# RECORDS SUPPLIED
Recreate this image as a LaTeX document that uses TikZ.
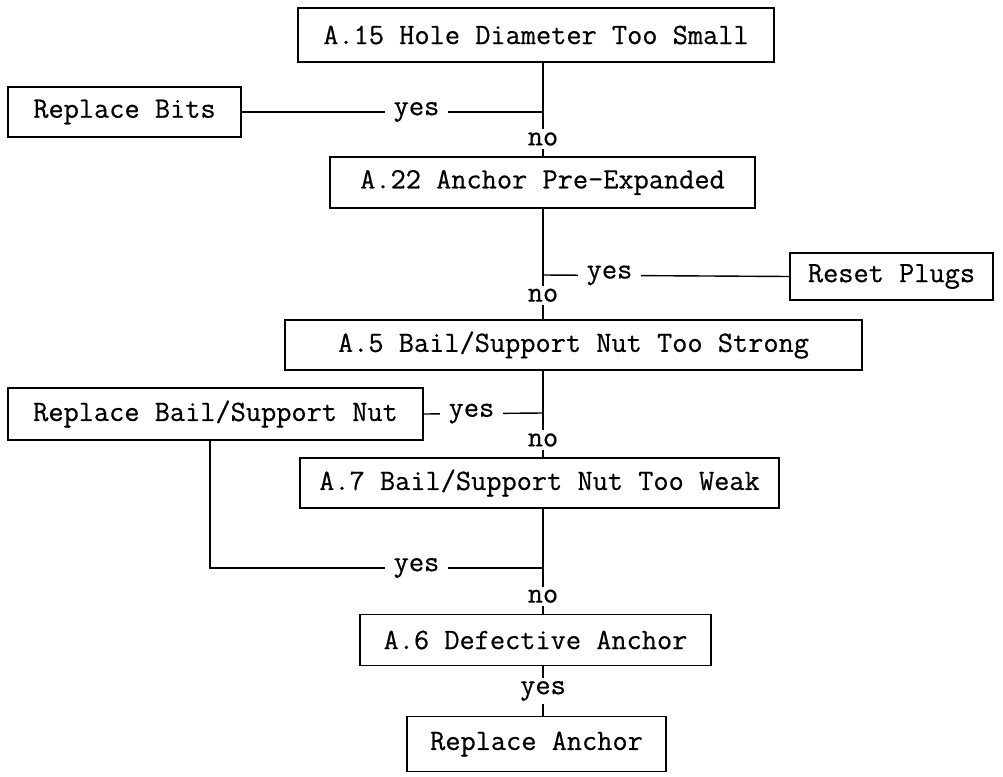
\documentclass[tikz,border=0pt]{standalone}
\usepackage{fontspec}
\setmainfont{Latin Modern Mono}[FakeBold=0.5]
\begin{document}
\begin{tikzpicture}[x=1pt,y=-1pt,
  box/.style={draw,line width=1.5pt,inner sep=0pt,font=\fontsize{29.5}{33}\selectfont},
  lbl/.style={fill=white,inner xsep=9pt,inner ysep=3pt,font=\fontsize{29.5}{33}\selectfont},
  conn/.style={line width=1.4pt}]
\useasboundingbox (0,0) rectangle (1003,776);
\node[box,minimum width=476,minimum height=54] (b1) at (536,35) {A.15 Hole Diameter Too Small};
\node[box,minimum width=233,minimum height=50] (rb) at (124.5,112) {Replace Bits};
\node[box,minimum width=425,minimum height=51] (b2) at (542.5,182.5) {A.22 Anchor Pre-Expanded};
\node[box,minimum width=203,minimum height=47] (rp) at (891.5,276.5) {Reset Plugs};
\node[box,minimum width=577,minimum height=50] (b3) at (573.5,345) {A.5 Bail/Support Nut Too Strong};
\node[box,minimum width=415,minimum height=52] (rbn) at (215.5,414) {Replace Bail/Support Nut};
\node[box,minimum width=479,minimum height=50] (b4) at (539.5,483) {A.7 Bail/Support Nut Too Weak};
\node[box,minimum width=351,minimum height=51] (b5) at (535.5,640) {A.6 Defective Anchor};
\node[box,minimum width=259,minimum height=55] (b6) at (536.5,744) {Replace Anchor};
\coordinate (j1) at (543,112);
\coordinate (j2) at (543,275);
\coordinate (j3) at (543,413);
\coordinate (j4) at (543,568);
\coordinate (c4) at (210,568);
% trunk
\draw[conn] (543,62) -- (j1) -- node[lbl,pos=0.6] (n1) {no} (543,157);
\draw[conn] (543,208) -- (j2) -- node[lbl,pos=0.45] (n2) {no} (543,320);
\draw[conn] (543,370) -- (j3) -- node[lbl,pos=0.6] (n3) {no} (543,458);
\draw[conn] (543,508) -- (j4) -- node[lbl,pos=0.6] (n4) {no} (543,615);
\draw[conn] (b5.south -| 543,0) -- node[lbl,pos=0.5] (y5) {yes} (b6.north -| 543,0);
% branches
\draw[conn] (rb.east) -- node[lbl,pos=0.58] (y1) {yes} (j1);
\draw[conn] (j2) -- node[lbl,pos=0.27] (y2) {yes} (rp.west);
\draw[conn] (rbn.east) -- node[lbl,pos=0.4] (y3) {yes} (j3);
\draw[conn] (rbn.south -| c4) -- (c4) -- node[lbl,pos=0.62] (y4) {yes} (j4);
\end{tikzpicture}
\end{document}
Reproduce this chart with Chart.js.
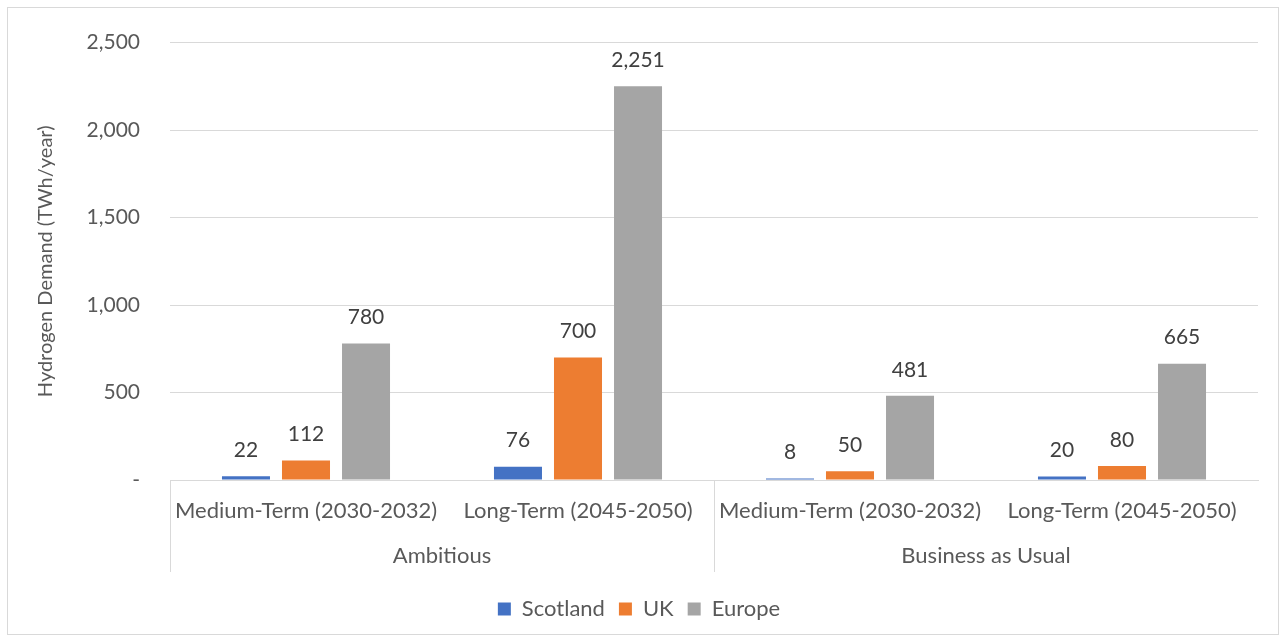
<!DOCTYPE html>
<html>
<head>
<meta charset="utf-8">
<script src="https://cdn.jsdelivr.net/npm/chart.js@4"></script>
<style>
  html, body { margin: 0; padding: 0; background: #fff; }
  #wrap { width: 1286px; height: 642px; }
</style>
</head>
<body>
<div id="wrap"><canvas id="myChart"></canvas></div>
<script>
const periods = ['Medium-Term (2030-2032)', 'Long-Term (2045-2050)', 'Medium-Term (2030-2032)', 'Long-Term (2045-2050)'];
const scenarios = ['Ambitious', 'Business as Usual'];
const scotland = [22, 76, 8, 20];
const uk = [112, 700, 50, 80];
const europe = [780, 2251, 481, 665];

const FONT = 'Lato, "Open Sans", sans-serif';
const SIZE = 22;
const NUM = 21;
const TEXT = '#595959';
const LINE = '#d9d9d9';

const fmt = v => v === 0 ? '-' : v.toLocaleString('en-US');

// outer frame and white background
const framePlugin = {
    id: 'frame',
    beforeDraw(chart) {
        const c = chart.ctx;
        c.save();
        c.fillStyle = '#fff';
        c.fillRect(0, 0, chart.width, chart.height);
        c.strokeStyle = LINE;
        c.lineWidth = 1;
        c.strokeRect(7.5, 7.5, chart.width - 15, chart.height - 15);
        c.restore();
    }
};

// value labels above each bar
const valueLabels = {
    id: 'valueLabels',
    afterDatasetsDraw(chart) {
        const c = chart.ctx;
        c.save();
        c.font = NUM + 'px ' + FONT;
        c.fillStyle = '#404040';
        c.textAlign = 'center';
        c.textBaseline = 'middle';
        chart.data.datasets.forEach((ds, i) => {
            chart.getDatasetMeta(i).data.forEach((bar, j) => {
                c.fillText(fmt(ds.data[j]), bar.x, bar.y - 26);
            });
        });
        c.restore();
    }
};

// second row of the category axis: scenario names
const groupLabels = {
    id: 'groupLabels',
    afterDraw(chart) {
        const x = chart.scales.x;
        const c = chart.ctx;
        c.save();
        c.font = SIZE + 'px ' + FONT;
        c.fillStyle = TEXT;
        c.textAlign = 'center';
        c.textBaseline = 'middle';
        scenarios.forEach((name, g) => {
            const mid = (x.getPixelForValue(g * 2) + x.getPixelForValue(g * 2 + 1)) / 2;
            c.fillText(name, mid, x.top + 76);
        });
        c.restore();
    }
};

new Chart(document.getElementById('myChart').getContext('2d'), {
    type: 'bar',
    data: {
        labels: periods,
        datasets: [
            { label: 'Scotland', data: scotland, backgroundColor: '#4472C4' },
            { label: 'UK', data: uk, backgroundColor: '#ED7D31' },
            { label: 'Europe', data: europe, backgroundColor: '#A5A5A5' }
        ]
    },
    options: {
        responsive: true,
        maintainAspectRatio: false,
        animation: false,
        categoryPercentage: 0.662,
        barPercentage: 0.8,
        layout: { padding: { left: 20, right: 28, top: 28, bottom: 12 } },
        plugins: {
            legend: {
                position: 'bottom',
                labels: {
                    font: { family: FONT, size: SIZE },
                    color: TEXT,
                    boxWidth: 13,
                    boxHeight: 13,
                    padding: 14
                }
            },
            tooltip: { enabled: false }
        },
        scales: {
            x: {
                grid: {
                    offset: true,
                    drawOnChartArea: false,
                    tickLength: 92,
                    color: ctx => ctx.index % 2 === 0 ? LINE : 'rgba(0,0,0,0)'
                },
                border: { color: LINE },
                ticks: {
                    font: { family: FONT, size: SIZE },
                    color: TEXT,
                    padding: -74,
                    maxRotation: 0,
                    autoSkip: false
                },
                afterFit: s => { s.height = 104; }
            },
            y: {
                min: 0,
                max: 2500,
                ticks: {
                    stepSize: 500,
                    font: { family: FONT, size: NUM },
                    color: TEXT,
                    padding: 30,
                    callback: v => fmt(v)
                },
                grid: { color: LINE, drawTicks: false },
                border: { display: false },
                title: {
                    display: true,
                    text: 'Hydrogen Demand (TWh/year)',
                    font: { family: FONT, size: 20 },
                    color: TEXT,
                    padding: { top: 14, bottom: 0 }
                },
                afterFit: s => { s.width = 150; }
            }
        }
    },
    plugins: [framePlugin, valueLabels, groupLabels]
});
</script>
</body>
</html>
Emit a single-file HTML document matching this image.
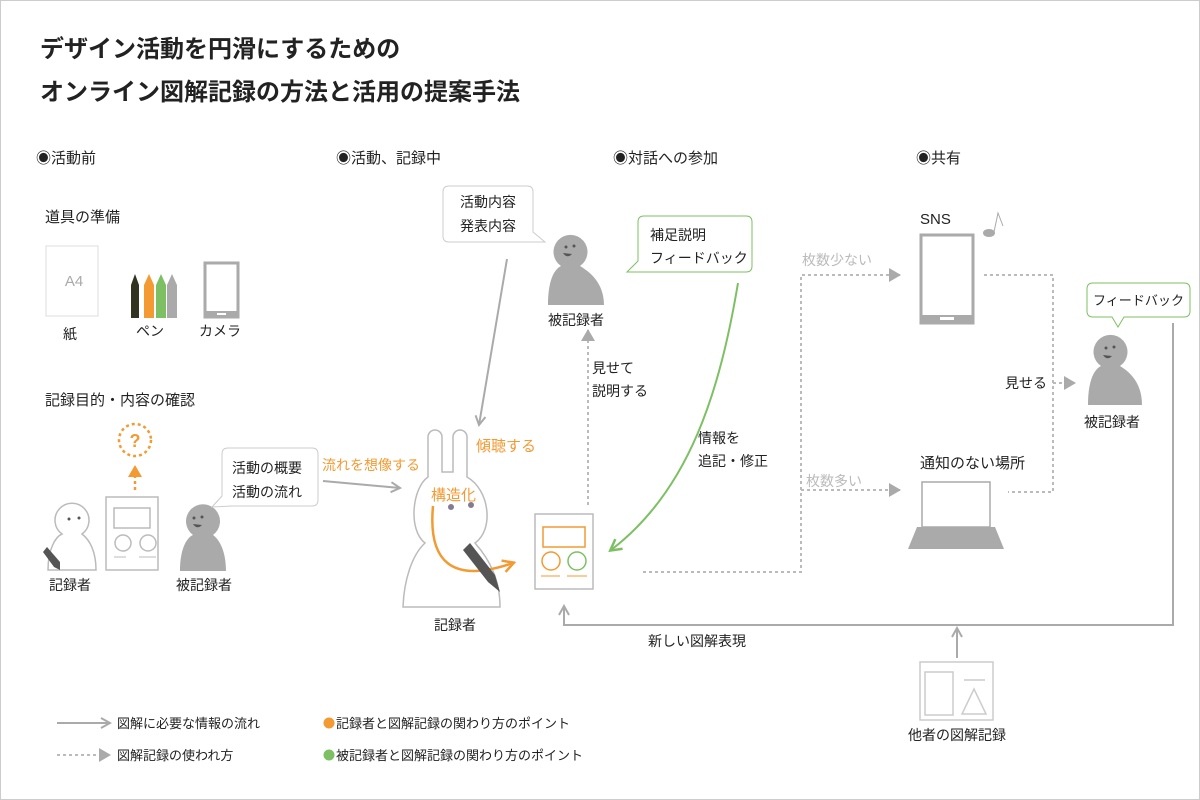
<!DOCTYPE html>
<html><head><meta charset="utf-8"><style>
html,body{margin:0;padding:0;background:#fff}
svg{display:block}
text{font-family:"Liberation Sans","Noto Sans CJK JP",sans-serif;fill:#222}
</style></head><body>
<svg width="1200" height="800" viewBox="0 0 1200 800" xmlns="http://www.w3.org/2000/svg">
<defs>
<marker id="open" markerWidth="12" markerHeight="12" refX="10" refY="6" orient="auto" markerUnits="userSpaceOnUse"><path d="M1,1 L10,6 L1,11" fill="none" stroke="#aaa" stroke-width="2"/></marker>
<marker id="tri" markerWidth="14" markerHeight="14" refX="11" refY="7" orient="auto" markerUnits="userSpaceOnUse"><path d="M0,0 L12,7 L0,14 Z" fill="#aaa"/></marker>
<marker id="triO" markerWidth="14" markerHeight="14" refX="11" refY="7" orient="auto" markerUnits="userSpaceOnUse"><path d="M0,0 L12,7 L0,14 Z" fill="#f39a33"/></marker>
<marker id="openO" markerWidth="14" markerHeight="14" refX="11" refY="7" orient="auto" markerUnits="userSpaceOnUse"><path d="M1,1 L12,7 L1,13" fill="none" stroke="#f39a33" stroke-width="2.5"/></marker>
<marker id="openG" markerWidth="14" markerHeight="14" refX="11" refY="7" orient="auto" markerUnits="userSpaceOnUse"><path d="M1,1 L12,7 L1,13" fill="none" stroke="#7dc063" stroke-width="2.5"/></marker>
</defs>
<rect x="0.5" y="0.5" width="1199" height="799" fill="#fff" stroke="#ccc"/>
<text x="40" y="57" font-size="24" font-weight="bold">デザイン活動を円滑にするための</text>
<text x="40" y="100" font-size="24" font-weight="bold">オンライン図解記録の方法と活用の提案手法</text>
<g font-size="15">
<text x="36" y="163">◉活動前</text>
<text x="336" y="163">◉活動、記録中</text>
<text x="613" y="163">◉対話への参加</text>
<text x="916" y="163">◉共有</text>
<text x="45" y="222">道具の準備</text>
<text x="45" y="405">記録目的・内容の確認</text>
</g>
<!-- tools -->
<rect x="46" y="246" width="52" height="70" fill="#fff" stroke="#ddd"/>
<text x="74" y="286" font-size="15" text-anchor="middle" style="fill:#aaa">A4</text>
<g font-size="14" text-anchor="middle">
<text x="70" y="339">紙</text><text x="150" y="336">ペン</text><text x="220" y="336">カメラ</text>
</g>
<path d="M131,318 V285 L135,274 L139,285 V318Z" fill="#333322"/>
<path d="M144,318 V285 L149,274 L154,285 V318Z" fill="#f39a33"/>
<path d="M156,318 V285 L161,274 L166,285 V318Z" fill="#7dc063"/>
<path d="M167,318 V285 L172,274 L177,285 V318Z" fill="#aaa"/>
<rect x="205" y="263" width="33" height="54" fill="#fff" stroke="#aaa" stroke-width="3"/>
<rect x="205" y="311" width="33" height="6" fill="#aaa"/><rect x="217" y="313" width="9" height="2" fill="#fff"/>
<!-- confirm section -->
<circle cx="135" cy="440" r="16" fill="none" stroke="#f39a33" stroke-width="2.5" stroke-dasharray="3,3"/>
<text x="135" y="447" font-size="18" font-weight="bold" text-anchor="middle" style="fill:#f39a33">?</text>
<line x1="135" y1="490" x2="135" y2="466" stroke="#f39a33" stroke-width="2.5" stroke-dasharray="3,3" marker-end="url(#triO)"/>
<rect x="106" y="497" width="52" height="73" fill="#fff" stroke="#bbb" stroke-width="1.5"/>
<rect x="114" y="508" width="36" height="20" fill="none" stroke="#bbb" stroke-width="1.5"/>
<circle cx="123" cy="543" r="8" fill="none" stroke="#bbb" stroke-width="1.5"/><circle cx="148" cy="543" r="8" fill="none" stroke="#bbb" stroke-width="1.5"/>
<line x1="114" y1="557" x2="126" y2="557" stroke="#bbb"/><line x1="139" y1="557" x2="156" y2="557" stroke="#bbb"/>
<path d="M48,570 C48,550 55,537 62,534 A17,17 0 1 1 82,534 C90,540 96,552 96,570 Z" fill="#fff" stroke="#bbb" stroke-width="1.5"/>
<circle cx="69" cy="519" r="1.5" fill="#555"/><circle cx="79" cy="518" r="1.5" fill="#555"/>
<path d="M43,552 L47,547 L60,562 L60,570 L54,567Z" fill="#555"/>
<text x="70" y="590" font-size="14" text-anchor="middle">記録者</text>
<path d="M180,571 C180,550 186,538 193,535 A17,17 0 1 1 213,535 C220,540 226,552 226,571 Z" fill="#aaa"/>
<circle cx="194" cy="518" r="1.5" fill="#555"/><circle cx="202" cy="517" r="1.5" fill="#555"/><path d="M193,524 Q197,530 202,525Z" fill="#555"/>
<text x="204" y="590" font-size="14" text-anchor="middle">被記録者</text>
<path d="M228,448 H312 Q318,448 318,454 V500 Q318,506 312,506 H232 L212,507 L222,496 V454 Q222,448 228,448Z" fill="#fff" stroke="#ccc"/>
<text x="232" y="473" font-size="14">活動の概要</text><text x="232" y="497" font-size="14">活動の流れ</text>
<text x="322" y="470" font-size="14" style="fill:#f39a33">流れを想像する</text>
<line x1="323" y1="481" x2="400" y2="488" stroke="#aaa" stroke-width="2" marker-end="url(#open)"/>
<!-- rabbit -->
<path d="M403,607 C404,580 412,555 425,543 C408,530 412,488 428,477 V437 A7,7 0 0 1 442,437 V472 H453 V437 A7,7 0 0 1 467,437 V477 C490,490 494,530 475,543 C490,560 500,580 500,607 Z" fill="#fff" stroke="#bbb" stroke-width="1.5"/>
<circle cx="451" cy="507" r="3" fill="#867a93"/><circle cx="471" cy="505" r="3" fill="#867a93"/>
<text x="476" y="451" font-size="15" style="fill:#f39a33">傾聴する</text>
<text x="431" y="500" font-size="15" style="fill:#f39a33">構造化</text>
<path d="M433,506 C428,560 450,585 513,563" fill="none" stroke="#f39a33" stroke-width="2.5" marker-end="url(#openO)"/>
<path d="M463,550 L470,543 L495,575 L500,592 L488,582Z" fill="#555"/>
<text x="455" y="630" font-size="14" text-anchor="middle">記録者</text>
<!-- sheet -->
<rect x="535" y="514" width="58" height="75" fill="#fff" stroke="#bbb" stroke-width="1.5"/>
<rect x="543" y="527" width="42" height="20" fill="none" stroke="#f39a33" stroke-width="1.5"/>
<circle cx="551" cy="561" r="9" fill="none" stroke="#f39a33" stroke-width="1.5"/><circle cx="577" cy="561" r="9" fill="none" stroke="#7dc063" stroke-width="1.5"/>
<line x1="541" y1="576" x2="560" y2="576" stroke="#f39a33"/><line x1="567" y1="576" x2="587" y2="576" stroke="#f39a33"/>
<!-- top middle -->
<path d="M449,186 H527 Q533,186 533,192 V232 L545,242 L530,242 H449 Q443,242 443,236 V192 Q443,186 449,186Z" fill="#fff" stroke="#ccc"/>
<text x="460" y="207" font-size="14">活動内容</text><text x="460" y="231" font-size="14">発表内容</text>
<line x1="507" y1="259" x2="479" y2="425" stroke="#aaa" stroke-width="2" marker-end="url(#open)"/>
<path d="M548,305 C548,283 553,270 561,266 A17,17 0 1 1 580,266 C590,272 604,283 604,305 Z" fill="#aaa"/>
<circle cx="566" cy="247" r="1.5" fill="#555"/><circle cx="574" cy="246" r="1.5" fill="#555"/><path d="M563,253 Q567,259 572,254Z" fill="#555"/>
<text x="576" y="325" font-size="14" text-anchor="middle">被記録者</text>
<line x1="588" y1="505" x2="588" y2="330" stroke="#bbb" stroke-width="2" stroke-dasharray="3,3" marker-end="url(#tri)"/>
<text x="592" y="373" font-size="14">見せて</text><text x="592" y="396" font-size="14">説明する</text>
<path d="M644,216 H746 Q752,216 752,222 V266 Q752,272 746,272 H646 L627,272 L638,261 V222 Q638,216 644,216Z" fill="#fff" stroke="#7dc063"/>
<text x="650" y="240" font-size="14">補足説明</text><text x="650" y="263" font-size="14">フィードバック</text>
<path d="M738,283 C720,390 690,490 611,550" fill="none" stroke="#7dc063" stroke-width="2" marker-end="url(#openG)"/>
<text x="698" y="443" font-size="14">情報を</text><text x="698" y="466" font-size="14">追記・修正</text>
<!-- share -->
<g fill="none" stroke="#bbb" stroke-width="2" stroke-dasharray="3,3">
<path d="M643,572 H801 V275 H900" marker-end="url(#tri)"/>
<path d="M801,490 H900" marker-end="url(#tri)"/>
<path d="M984,275 H1053 V492 H1008"/>
<path d="M1053,383 H1075" marker-end="url(#tri)"/>
</g>
<text x="802" y="265" font-size="14" style="fill:#bbb">枚数少ない</text>
<text x="806" y="486" font-size="14" style="fill:#bbb">枚数多い</text>
<text x="920" y="224" font-size="15">SNS</text>
<rect x="921" y="235" width="52" height="88" fill="#fff" stroke="#aaa" stroke-width="3"/>
<rect x="921" y="315" width="52" height="8" fill="#aaa"/><rect x="940" y="317" width="14" height="3" fill="#fff"/>
<ellipse cx="989" cy="233" rx="6" ry="4" fill="#aaa"/><path d="M994,232 L998,213 L1003,226" fill="none" stroke="#aaa"/>
<text x="1005" y="388" font-size="14">見せる</text>
<text x="920" y="468" font-size="15">通知のない場所</text>
<rect x="922" y="482" width="68" height="45" fill="#fff" stroke="#aaa" stroke-width="1.5"/>
<path d="M917,527 H995 L1004,549 H908Z" fill="#aaa"/>
<path d="M1093,283 H1184 Q1190,283 1190,289 V311 Q1190,317 1184,317 H1124 L1118,327 L1112,317 H1093 Q1087,317 1087,311 V289 Q1087,283 1093,283Z" fill="#fff" stroke="#7dc063"/>
<text x="1093" y="305" font-size="13" textLength="91" lengthAdjust="spacingAndGlyphs">フィードバック</text>
<path d="M1088,405 C1088,383 1093,370 1101,366 A17,17 0 1 1 1120,366 C1130,372 1142,383 1142,405 Z" fill="#aaa"/>
<circle cx="1106" cy="348" r="1.5" fill="#555"/><circle cx="1114" cy="347" r="1.5" fill="#555"/><path d="M1103,355 Q1107,361 1112,356Z" fill="#555"/>
<text x="1112" y="427" font-size="14" text-anchor="middle">被記録者</text>
<path d="M1173,323 V625 H564 V606" fill="none" stroke="#aaa" stroke-width="2" marker-end="url(#open)"/>
<line x1="957" y1="658" x2="957" y2="628" stroke="#aaa" stroke-width="2" marker-end="url(#open)"/>
<text x="648" y="646" font-size="14">新しい図解表現</text>
<rect x="920" y="662" width="73" height="58" fill="#fff" stroke="#ccc" stroke-width="1.5"/>
<rect x="925" y="672" width="28" height="43" fill="none" stroke="#ccc" stroke-width="1.5"/>
<line x1="964" y1="680" x2="985" y2="680" stroke="#ccc" stroke-width="1.5"/>
<path d="M974,689 L986,714 H962Z" fill="none" stroke="#ccc" stroke-width="1.5"/>
<text x="957" y="740" font-size="14" text-anchor="middle">他者の図解記録</text>
<!-- legend -->
<line x1="57" y1="723" x2="110" y2="723" stroke="#aaa" stroke-width="2" marker-end="url(#open)"/>
<text x="117" y="728" font-size="13">図解に必要な情報の流れ</text>
<line x1="57" y1="755" x2="110" y2="755" stroke="#bbb" stroke-width="2" stroke-dasharray="3,3" marker-end="url(#tri)"/>
<text x="117" y="760" font-size="13">図解記録の使われ方</text>
<circle cx="329" cy="723" r="5.5" fill="#f39a33"/><text x="336" y="728" font-size="13">記録者と図解記録の関わり方のポイント</text>
<circle cx="329" cy="755" r="5.5" fill="#7dc063"/><text x="336" y="760" font-size="13">被記録者と図解記録の関わり方のポイント</text>
</svg>
</body></html>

# WHAT TO DO
From the entries above, copy exactly the lines starting at the one with "Reproduce this chart with Chart.js." and stopping at the one with "const LINE = '#d9d9d9';", keeping both ends. Drop the pictures.

# THE REPLY
Reproduce this chart with Chart.js.
<!DOCTYPE html>
<html>
<head>
<meta charset="utf-8">
<script src="https://cdn.jsdelivr.net/npm/chart.js@4"></script>
<style>
  html, body { margin: 0; padding: 0; background: #fff; }
  #wrap { width: 1286px; height: 642px; }
</style>
</head>
<body>
<div id="wrap"><canvas id="myChart"></canvas></div>
<script>
const periods = ['Medium-Term (2030-2032)', 'Long-Term (2045-2050)', 'Medium-Term (2030-2032)', 'Long-Term (2045-2050)'];
const scenarios = ['Ambitious', 'Business as Usual'];
const scotland = [22, 76, 8, 20];
const uk = [112, 700, 50, 80];
const europe = [780, 2251, 481, 665];

const FONT = 'Lato, "Open Sans", sans-serif';
const SIZE = 22;
const NUM = 21;
const TEXT = '#595959';
const LINE = '#d9d9d9';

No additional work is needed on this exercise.